In a recent Facebook post, Minister of Energy, Science, Technology, Environment and Climate Change Yeo Bee Yin also denied that the legal action was due to her husband being defamed and accused as being linked to the latest Pasir Gudang pollution episode. — Picture by Zuraneeza Zulkifli
JOHOR BARU, July 3 — Minister of Energy, Science, Technology, Environment and Climate Change Yeo Bee Yin said today that she is suing those who allegedly slandered Putrajaya over the second Pasir Gudang pollution incident, solely to protect her husband.
In a recent Facebook post, she also denied that the legal action was due to her husband being defamed and accused as being linked to the latest Pasir Gudang pollution episode.
“I will sue those who slander the government in saying that they were slow in identifying the cause [of the Pasir Gudang pollution] solely to protect my husband and not because my husband was defamed,” Yeo wrote.
Her latest posting was believed to be in response to an earlier Malay Mail report quoting Johor Umno liaison committee chairman Datuk Hasni Mohammad’s claim that Yeo failed to separate her public duty as minister from her private role as a wife.
“Hundreds of government officials are reading the air quality day and night, how can the reading be duplicated or halted by a minister’s instructions?
“Many enforcement teams have been deployed to check the factories in Pasir Gudang, how can they be controlled by ministers to not take action?” she asked in her post, that also was to clear the air on her earlier posting.
The Bakri MP also added that such accusations were an insult to the government officials who had worked hard since the start of the incident.
“I did not expect that there was a political agenda to attack me in denying the efforts of those who worked hard in Pasir Gudang,” said Yeo.

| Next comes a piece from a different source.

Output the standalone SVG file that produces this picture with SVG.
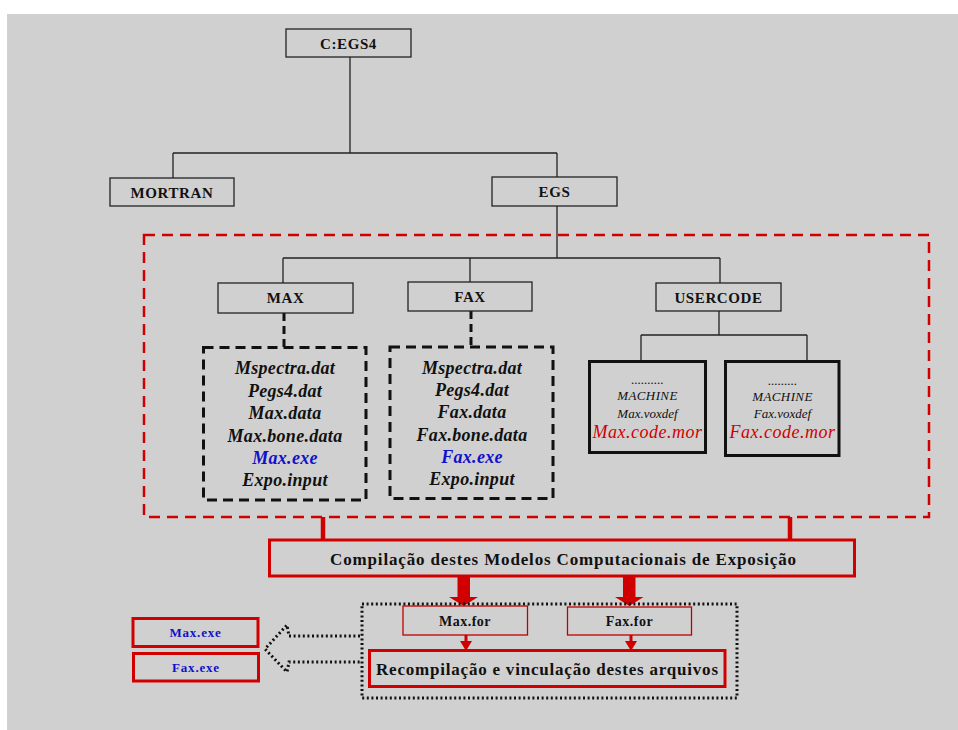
<svg xmlns="http://www.w3.org/2000/svg" width="958" height="730" viewBox="0 0 958 730">
<style>
.bg{fill:#d0d0d0}
.box{fill:#d0d0d0;stroke:#222;stroke-width:1.3}
.lbl{font-family:"Liberation Serif",serif;font-weight:bold;font-size:15px;fill:#111;text-anchor:middle;letter-spacing:0.6px}
.file{font-family:"Liberation Serif",serif;font-weight:bold;font-style:italic;font-size:18px;fill:#111;text-anchor:middle;letter-spacing:0.3px}
.blue{fill:#1010cc}
.thin{fill:none;stroke:#222;stroke-width:1.3}
.dashbox{fill:none;stroke:#111;stroke-width:3;stroke-dasharray:10 6}
.ubox{fill:none;stroke:#111;stroke-width:3}
.small{font-family:"Liberation Serif",serif;font-style:italic;font-size:13px;fill:#111;text-anchor:middle}
.mor{font-family:"Liberation Serif",serif;font-style:italic;font-size:18px;fill:#d00000;text-anchor:middle;letter-spacing:0.5px}
.rbox{fill:none;stroke:#d00000;stroke-width:3}
.rthin{fill:none;stroke:#c00000;stroke-width:1.3}
.red{fill:#d00000}
.big{font-family:"Liberation Serif",serif;font-weight:bold;font-size:17px;fill:#111;text-anchor:middle}
.exe{font-family:"Liberation Serif",serif;font-weight:bold;font-size:13px;fill:#1010cc;text-anchor:middle;letter-spacing:0.8px}
.for{font-family:"Liberation Serif",serif;font-weight:bold;font-size:14px;fill:#111;text-anchor:middle;letter-spacing:0.5px}
</style>
<rect x="7" y="14" width="951" height="716" class="bg"/>

<g id="connectors">
  <path class="thin" d="M350 57V153M173 153H557M173 153V178M557 153V177M557 206V258M283 258H720M283 258V283M470 258V282M720 258V283M719 311V335M641 335H807M641 335V361M807 335V361"/>
  <path fill="none" stroke="#111" stroke-width="3" stroke-dasharray="8 5" d="M284 313V347"/>
  <path fill="none" stroke="#111" stroke-width="3" stroke-dasharray="8 5" d="M471 311V347"/>
  <rect x="144" y="235" width="785" height="282" fill="none" stroke="#d00000" stroke-width="2.5" stroke-dasharray="11 7"/>
  <path fill="none" stroke="#d00000" stroke-width="4.5" d="M323 517V540M790 517V540"/>
  <path class="red" d="M457.5 575H470V597H478L463.7 606L449 597H457.5Z"/>
  <path class="red" d="M623 575H635.5V597H643.5L629.3 606L615 597H623Z"/>
  <path class="red" d="M464.5 635H467.5V641H472L466 651L460 641H464.5Z"/>
  <path class="red" d="M629.5 635H632.5V641H637L631 651L625 641H629.5Z"/>
  <path fill="none" stroke="#111" stroke-width="3" stroke-dasharray="2 2.6" d="M360 636H289L287 625L265 649L287 672L289 662H360"/>
</g>

<g id="n-cegs4"><rect class="box" x="286" y="29" width="125" height="28"/><text class="lbl" x="348.5" y="48.5">C:EGS4</text></g>
<g id="n-mortran"><rect class="box" x="110" y="178" width="124" height="28"/><text class="lbl" x="172" y="197.5">MORTRAN</text></g>
<g id="n-egs"><rect class="box" x="492" y="177" width="125" height="29"/><text class="lbl" x="554.5" y="197">EGS</text></g>
<g id="n-max"><rect class="box" x="218" y="283" width="135" height="30"/><text class="lbl" x="285.5" y="303">MAX</text></g>
<g id="n-fax"><rect class="box" x="408" y="282" width="124" height="29"/><text class="lbl" x="470" y="302">FAX</text></g>
<g id="n-usercode"><rect class="box" x="656" y="283" width="125" height="28"/><text class="lbl" x="718.5" y="302.5">USERCODE</text></g>

<g id="n-maxfiles">
  <rect class="dashbox" x="203.5" y="347.5" width="162.5" height="152.5"/>
  <text class="file" x="285" y="374">Mspectra.dat</text>
  <text class="file" x="285" y="396.5">Pegs4.dat</text>
  <text class="file" x="285" y="419">Max.data</text>
  <text class="file" x="285" y="441.5">Max.bone.data</text>
  <text class="file blue" x="285" y="464">Max.exe</text>
  <text class="file" x="285" y="486">Expo.input</text>
</g>
<g id="n-faxfiles">
  <rect class="dashbox" x="390" y="347" width="163" height="151.5"/>
  <text class="file" x="472" y="374">Mspectra.dat</text>
  <text class="file" x="472" y="396">Pegs4.dat</text>
  <text class="file" x="472" y="418">Fax.data</text>
  <text class="file" x="472" y="440.5">Fax.bone.data</text>
  <text class="file blue" x="472" y="463">Fax.exe</text>
  <text class="file" x="472" y="485">Expo.input</text>
</g>

<g id="n-maxcode">
  <rect class="ubox" x="589.5" y="361.5" width="116" height="91"/>
  <text class="small" x="647.5" y="384" font-size="10">..........</text>
  <text class="small" x="647.5" y="400" letter-spacing="0.4">MACHINE</text>
  <text class="small" x="647.5" y="417.5">Max.voxdef</text>
  <text class="mor" x="647.5" y="437.5">Max.code.mor</text>
</g>
<g id="n-faxcode">
  <rect class="ubox" x="725.5" y="361.5" width="113.5" height="94"/>
  <text class="small" x="782.5" y="385" font-size="10">.........</text>
  <text class="small" x="782.5" y="400.5" letter-spacing="0.4">MACHINE</text>
  <text class="small" x="782.5" y="418">Fax.voxdef</text>
  <text class="mor" x="782.5" y="438">Fax.code.mor</text>
</g>

<g id="n-compile">
  <rect class="rbox" x="269.5" y="540" width="585" height="36"/>
  <text class="big" x="563" y="564.5" textLength="466">Compilação destes Modelos Computacionais de Exposição</text>
</g>

<g id="n-recompgroup">
  <rect x="362" y="604" width="375" height="94" fill="none" stroke="#111" stroke-width="3" stroke-dasharray="2 2.6"/>
</g>
<g id="n-maxfor"><rect class="rthin" x="403" y="606" width="124.5" height="29"/><text class="for" x="465" y="625.5">Max.for</text></g>
<g id="n-faxfor"><rect class="rthin" x="567.5" y="607" width="124" height="28"/><text class="for" x="629.5" y="626">Fax.for</text></g>
<g id="n-recomp">
  <rect class="rbox" x="369.5" y="650.5" width="355.5" height="36"/>
  <text class="big" x="547" y="674.5" font-size="18" textLength="342">Recompilação e vinculação destes arquivos</text>
</g>
<g id="n-maxexe"><rect class="rbox" x="133" y="618.5" width="125" height="28"/><text class="exe" x="195.5" y="637">Max.exe</text></g>
<g id="n-faxexe"><rect class="rbox" x="133.5" y="653.5" width="125" height="27.5"/><text class="exe" x="196" y="672">Fax.exe</text></g>
</svg>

Yesterday, a post accusing the federal government of being slow to act on the Pasir Gudang pollution went viral, with anti-Pakatan Harapan (PH) groups attributing it to nepotism as Yeo’s husband supposedly owns three chemical plants in the district.
Photos of Yeo and her husband who is heir to the IOI palm oil and properties conglomerate, Lee Yeow Seng, were spread on several social media sites, including the purported Facebook pages of Johor Umno and a known anti-PH group accompanying those allegations.
However, the three IOI subsidiaries listed by the detractors — IOI Pan Century Oleochemical Sdn Bhd, IOI Lipid Enzymtec Sdn Bhd, IOI Pan Century Edible Oil Sdn Bhd — that are all situated in Pasir Gudang deal with palm oil rather than chemicals.